高速通過用ポイント「38番分岐器」(安藤昌季撮影)。

 鈴木氏は「小田急といえば連接台車。連結器ではなく、台車で車両を結びます。カーブやポイントで通常車両のように車体がスライドすることがありません。連結間でも振動が少なく安全で、車両間を隔てる扉も必要ありません」と説明。

 一方の廣瀬氏は以下のように返答します。

「新AE形は耳ツン防止を心がけました。扉の戸閉め抑え装置で隙間をなくし、車内と外との気圧差を無くしています。また新AE形はデッキ部分に換気装置がありますが、耳ツンには影響します。扉を閉めて気圧差をなくしても、換気で空気が入って来るからです。トンネル区間では換気口を閉じることで、耳ツンを抑止しています」

 さて、両社の高速運転はこれからどのような次元へ入っていくでしょうか。京成電鉄の廣瀬氏は「京成上野〜高砂間など最高速度の低い区間もありますが、成田空港まで30分台でなく、20分台を目指したい」と語りました。

 小田急電鉄の鈴木氏は「これからの電車は、加減速度の性能向上が求められます。出発時だけでなく、高速域でも加速力を増したいですね」と話しました。

ボギー台車vs連接台車 今後は…?

 トークショーの最後は、両社がお互いに質問する時間に。小田急電鉄の鈴木氏は「京成さんが羨ましいと思う点は、線路幅が広いことです。3m近い車体を小田急は1067mm幅の線路で支えていますが、京成さんは1435mm。線路幅が広いと安定性がよくなります。京成さんは線路幅の利点をどう考えますか」と質問しました。京成電鉄の廣瀬氏は「脱線・転覆をしないという観点で有利ですね」と返答します。

 対して「小田急さんは外部デザイナーが入っていますが、得失をどう考えますか」と質問。鈴木氏は「デザイナーが入ることはメリットですが、作るのが難しいです。実現するんだと心をひとつにし、デザインに合わせた機器を作る中で、スタッフやメーカーの結束が強くなります」と答えました。


ロマンスカーミュージアムに、京成車両の展示が期間限定で置かれていた(安藤昌季撮影)。

 参加者からの質問は「『GSE』はボギー台車、『VSE』は連接台車ですが、現代では連接台車には利点があるのですか」というもの。

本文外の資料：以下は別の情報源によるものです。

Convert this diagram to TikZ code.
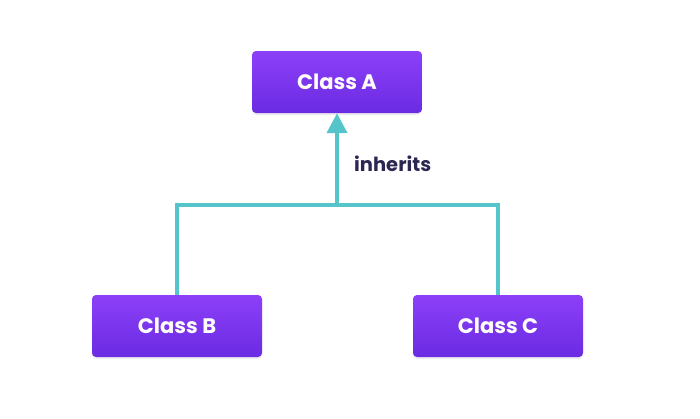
\documentclass[tikz,border=0pt]{standalone}
\usepackage{fontspec}
\setmainfont{Poppins}
\usetikzlibrary{arrows.meta,shadows}
\definecolor{boxtop}{HTML}{8C40F8}
\definecolor{boxbot}{HTML}{6A2BE2}
\definecolor{link}{HTML}{55C4CB}
\definecolor{labeltext}{HTML}{2B2752}
\tikzset{
  classbox/.style={rectangle, rounded corners=4pt, minimum width=170pt, minimum height=62pt,
    inner sep=0pt, top color=boxtop, bottom color=boxbot, draw=none,
    drop shadow={shadow xshift=0pt, shadow yshift=-2pt, opacity=0.15},
    text=white!95!pink, font=\fontsize{21}{24}\selectfont\bfseries},
  inherit/.style={draw=link, line width=4pt},
}
\begin{document}
\begin{tikzpicture}[x=1pt,y=-1pt]
\useasboundingbox (0,0) rectangle (700,418);
\node[classbox] (A) at (337,82) {Class A};
\node[classbox] (B) at (177,326) {Class B};
\node[classbox] (C) at (498,326) {Class C};
\coordinate (join) at (337,205);

\draw[inherit] (B.north) |- (join) -| (C.north);
\draw[inherit, -{Triangle[width=20pt,length=20pt]}] (join) -- (A.south);
\node[text=labeltext, font=\fontsize{19.5}{22}\selectfont\bfseries, anchor=west, inner sep=0pt] (lbl) at (354,164) {inherits};
\end{tikzpicture}
\end{document}
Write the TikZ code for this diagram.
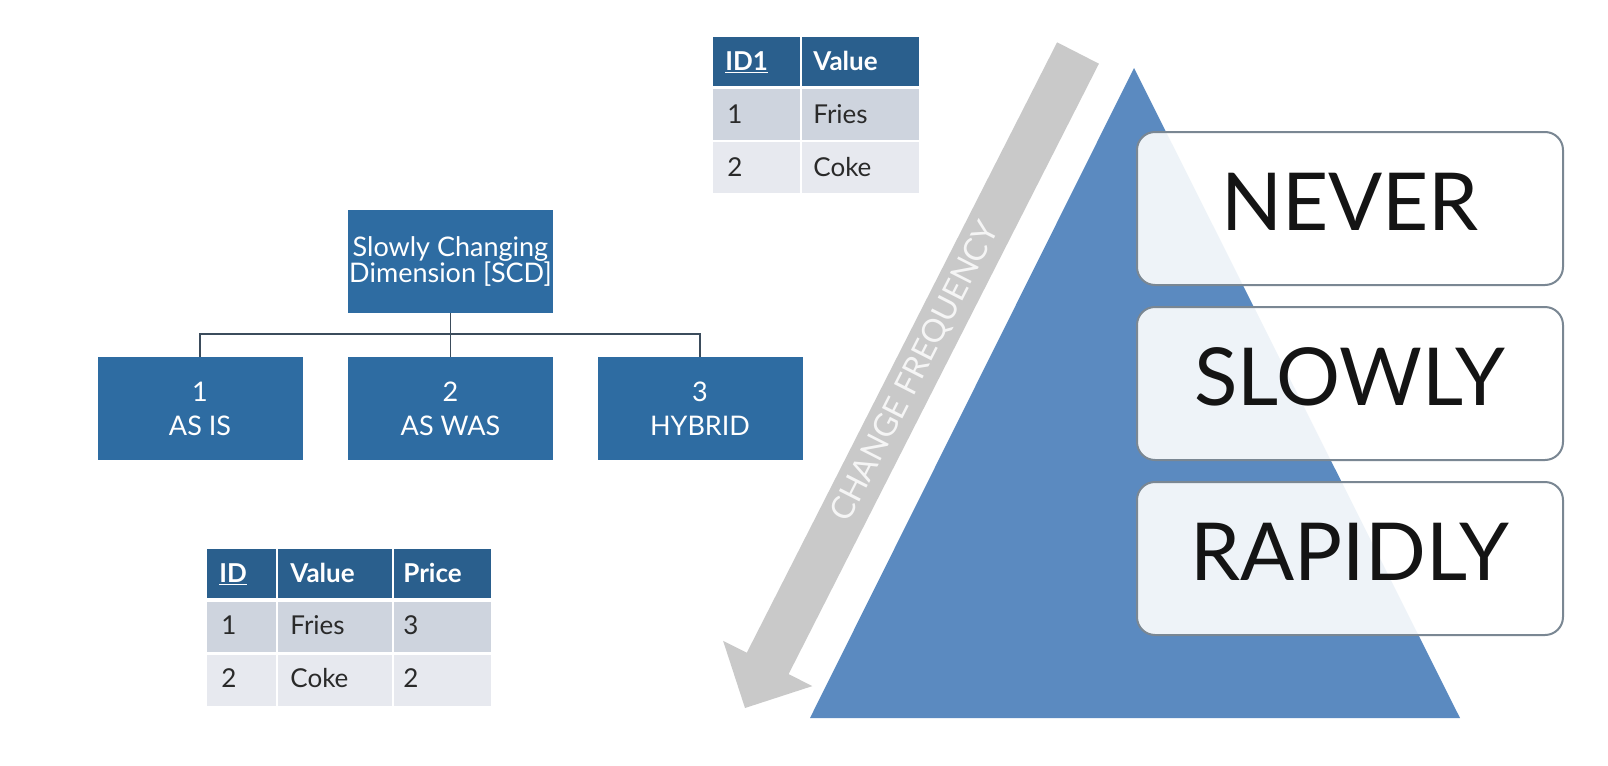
\documentclass[tikz,border=0pt]{standalone}
\usepackage{fontspec}
\setmainfont{Lato}
\definecolor{orgblue}{HTML}{2E6CA2}
\definecolor{hdrblue}{HTML}{2A5F8D}
\definecolor{rowa}{HTML}{CED4DE}
\definecolor{rowb}{HTML}{E7E9EF}
\definecolor{triblue}{HTML}{5B8AC0}
\definecolor{arrowgray}{HTML}{C9C9C9}
\definecolor{boxline}{HTML}{7A8793}
\definecolor{connline}{HTML}{3B4C5C}
\definecolor{celltext}{HTML}{2A2A2A}
\begin{document}
\begin{tikzpicture}[x=0.5pt,y=-0.5pt,
  orgbox/.style={fill=orgblue, text=white, inner sep=0pt, minimum width=102.5pt, minimum height=51.5pt, align=center},
  th/.style={anchor=base west, inner sep=0pt, text=white, font=\bfseries\fontsize{13}{13}\selectfont},
  td/.style={anchor=base west, inner sep=0pt, text=celltext, font=\fontsize{13}{13}\selectfont},
  freqbox/.style={draw=boxline, line width=1pt, rounded corners=9pt, fill=white, fill opacity=0.9, text opacity=1, minimum width=213pt, minimum height=76.5pt, inner sep=0pt, font=\fontsize{40}{40}\selectfont, text=black!92, text depth=7pt},
  conn/.style={draw=connline, line width=0.6pt}
]
\useasboundingbox[fill=white] (0,0) rectangle (1608,766);

% ---- top table ----
\fill[hdrblue] (713,37) rectangle (800,86);
\fill[hdrblue] (802,37) rectangle (919,86);
\fill[rowa] (713,89) rectangle (800,140);
\fill[rowa] (802,89) rectangle (919,140);
\fill[rowb] (713,142) rectangle (800,193);
\fill[rowb] (802,142) rectangle (919,193);
\node[th] (ta11) at (725,70) {\underline{ID1}};
\node[th] (ta12) at (813,70) {Value};
\node[td] (ta21) at (727,123) {1};
\node[td] (ta22) at (813,123) {Fries};
\node[td] (ta31) at (727,176) {2};
\node[td] (ta32) at (813,176) {Coke};

% ---- bottom table ----
\fill[hdrblue] (207,549) rectangle (276,598);
\fill[hdrblue] (278,549) rectangle (392,598);
\fill[hdrblue] (394,549) rectangle (491,598);
\fill[rowa] (207,602) rectangle (276,652);
\fill[rowa] (278,602) rectangle (392,652);
\fill[rowa] (394,602) rectangle (491,652);
\fill[rowb] (207,655) rectangle (276,706);
\fill[rowb] (278,655) rectangle (392,706);
\fill[rowb] (394,655) rectangle (491,706);
\node[th] (tb11) at (219,582) {\underline{ID}};
\node[th] (tb12) at (290,582) {Value};
\node[th] (tb13) at (403,582) {Price};
\node[td] (tb21) at (221,634) {1};
\node[td] (tb22) at (290,634) {Fries};
\node[td] (tb23) at (403,634) {3};
\node[td] (tb31) at (221,687) {2};
\node[td] (tb32) at (290,687) {Coke};
\node[td] (tb33) at (403,687) {2};

% ---- org chart ----
\node[orgbox, font=\fontsize{13.5}{13}\selectfont] (scd) at (450.5,261.5) {Slowly Changing\\Dimension [SCD]};
\node[orgbox, font=\fontsize{13.5}{17}\selectfont] (asis) at (200,408.5) {1\\AS IS};
\node[orgbox, font=\fontsize{13.5}{17}\selectfont] (aswas) at (450.5,408.5) {2\\AS WAS};
\node[orgbox, font=\fontsize{13.5}{17}\selectfont] (hybrid) at (700,408.5) {3\\HYBRID};
\coordinate (hub) at (450.5,334);
\draw[conn] (scd.south) -- (aswas.north);
\draw[conn] (asis.north) |- (hub) -| (hybrid.north);

% ---- change frequency arrow ----
\fill[arrowgray] (1057.1,42.3) -- (1098.9,63.7) -- (788.6,674.1) -- (812.3,686.1)
  -- (745,708) -- (723.1,640.8) -- (746.8,652.7) -- cycle;
\node[rotate=63, inner sep=0pt, text=white!92!gray, font=\fontsize{16}{16}\selectfont] (cf) at (916,372) {CHANGE FREQUENCY};

% ---- triangle ----
\fill[triblue] (1134,68) -- (1460,718) -- (810,718) -- cycle;

% ---- frequency boxes ----
\node[freqbox] (never) at (1350,208.5) {NEVER};
\node[freqbox] (slowly) at (1350,383.5) {SLOWLY};
\node[freqbox] (rapidly) at (1350,558.5) {RAPIDLY};
\end{tikzpicture}
\end{document}
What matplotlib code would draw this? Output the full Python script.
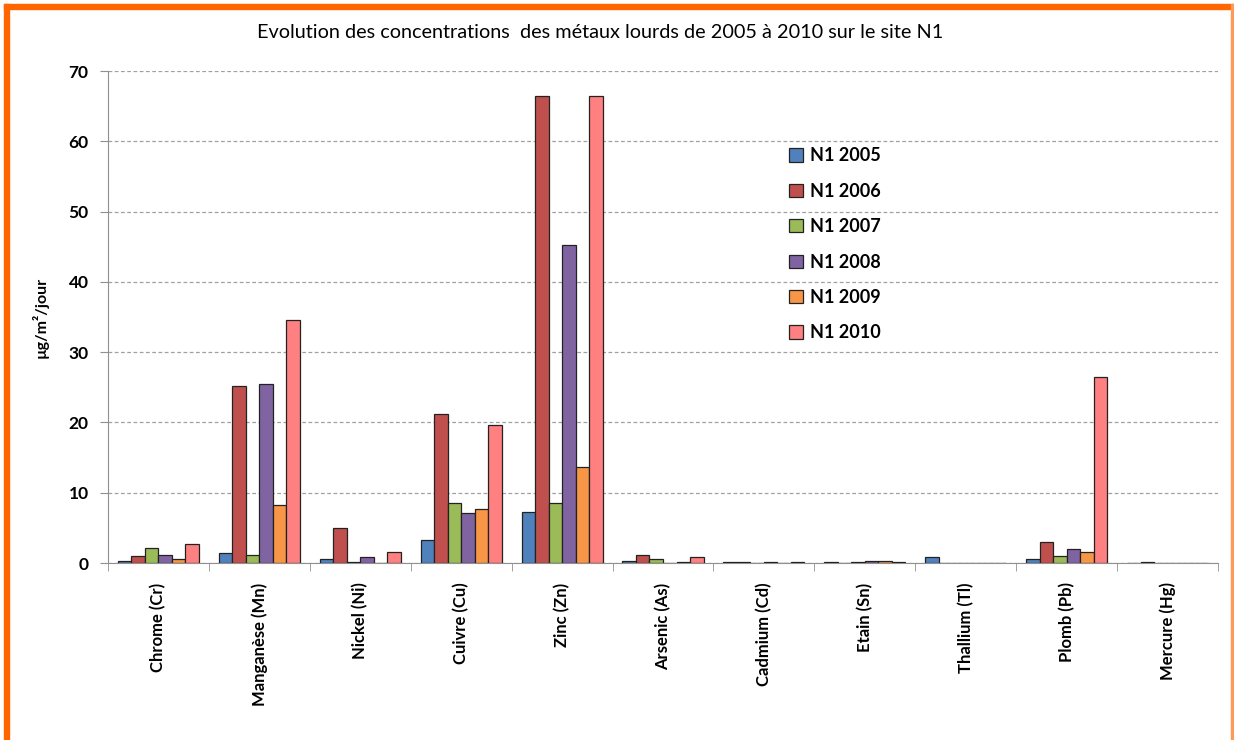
import numpy as np
import matplotlib.pyplot as plt
from matplotlib.patches import Rectangle

plt.rcParams['font.family'] = ['Lato', 'DejaVu Sans']

metaux = ['Chrome (Cr)', 'Manganèse (Mn)', 'Nickel (Ni)', 'Cuivre (Cu)', 'Zinc (Zn)',
          'Arsenic (As)', 'Cadmium (Cd)', 'Etain (Sn)', 'Thallium (Tl)', 'Plomb (Pb)',
          'Mercure (Hg)']
series = ['N1 2005', 'N1 2006', 'N1 2007', 'N1 2008', 'N1 2009', 'N1 2010']

n1_2005 = [0.3, 1.4, 0.6, 3.3, 7.3, 0.35, 0.1, 0.1, 0.9, 0.6, 0.0]
n1_2006 = [1.0, 25.2, 5.0, 21.2, 66.5, 1.15, 0.2, 0.0, 0.0, 3.0, 0.1]
n1_2007 = [2.1, 1.2, 0.15, 8.5, 8.5, 0.5, 0.0, 0.1, 0.0, 1.0, 0.0]
n1_2008 = [1.2, 25.4, 0.85, 7.1, 45.2, 0.0, 0.1, 0.35, 0.0, 2.05, 0.0]
n1_2009 = [0.55, 8.2, 0.0, 7.7, 13.7, 0.1, 0.0, 0.35, 0.0, 1.6, 0.0]
n1_2010 = [2.7, 34.6, 1.6, 19.6, 66.4, 0.9, 0.1, 0.2, 0.0, 26.4, 0.0]
valeurs = [n1_2005, n1_2006, n1_2007, n1_2008, n1_2009, n1_2010]

couleurs = ['#4F81BD', '#C0504D', '#9BBB59', '#8064A2', '#F79646', '#FF8080']

fig = plt.figure(figsize=(12.34, 7.4), dpi=100)
ax = fig.add_axes([108 / 1234, 1 - 563 / 740, 1110 / 1234, 492 / 740])

x = np.arange(len(metaux))
w = 0.134
for i, (vals, c, lab) in enumerate(zip(valeurs, couleurs, series)):
    ax.bar(x + (i - 2.5) * w, vals, w, color=c, edgecolor='#222222',
           linewidth=0.9, label=lab, zorder=3)

ax.set_xlim(-0.5, len(metaux) - 0.5)
ax.set_ylim(0, 70)
ax.set_yticks(range(0, 71, 10))
ax.yaxis.grid(True, linestyle=(0, (3, 2)), color='#A0A0A0', linewidth=0.9)
ax.set_axisbelow(True)

ax.set_xticks(x)
ax.set_xticklabels(metaux, rotation=90, fontsize=12, fontweight='bold')
ax.set_xticks(np.arange(-0.5, len(metaux), 1), minor=True)
ax.tick_params(axis='x', which='major', length=0, pad=14)
ax.tick_params(axis='x', which='minor', length=6, color='#909090')
ax.tick_params(axis='y', length=6, color='#909090', labelsize=12.5, pad=8)
for t in ax.get_yticklabels():
    t.set_fontweight('bold')

for s in ['top', 'right']:
    ax.spines[s].set_visible(False)
for s in ['left', 'bottom']:
    ax.spines[s].set_color('#909090')

ax.set_ylabel('µg/m²/jour', fontsize=11.5, fontweight='bold', labelpad=14)

fig.text(600 / 1234, 1 - 32 / 740, 'Evolution des concentrations  des métaux lourds de 2005 à 2010 sur le site N1',
         ha='center', va='center', fontsize=14.3)

leg = ax.legend(loc='upper left', bbox_to_anchor=(665 / 1110, (563 - 131) / 492),
                frameon=False, prop={'size': 13, 'weight': 'bold'},
                handlelength=0.75, handleheight=0.75, handletextpad=0.4,
                labelspacing=1.02)

# cadre orange
fig.patches.append(Rectangle((4 / 1234, 1 - 9 / 740), 1 - 4 / 1234, 5 / 740,
                             transform=fig.transFigure, color='#FF6600'))
fig.patches.append(Rectangle((4 / 1234, 0), 5 / 1234, 1 - 4 / 740,
                             transform=fig.transFigure, color='#FF6600'))
fig.patches.append(Rectangle((1231 / 1234, 0), 2 / 1234, 1 - 4 / 740,
                             transform=fig.transFigure, color='#FF9955'))

fig.savefig('out.png', dpi=100)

 小田急電鉄の鈴木氏は「乗り心地では連接車が上です。デメリットは通常の長さで車体を作ると、車輪数が減って軸重が重くなるので、車体を短くする必要があることです。今後採用するかはわかりませんが、技術力は維持しています」と返答しました。

 また、筆者(安藤昌季:乗りものライター)が京成電鉄の廣瀬氏に「都心から成田空港まで20分台で結ぶためには、北総鉄道内での160km/h運転などが必要と考えますが、課題は何でしょうか」と質問したところ、「信号システムなどの入れ換えが必要で、そこが課題ですね」と回答しました。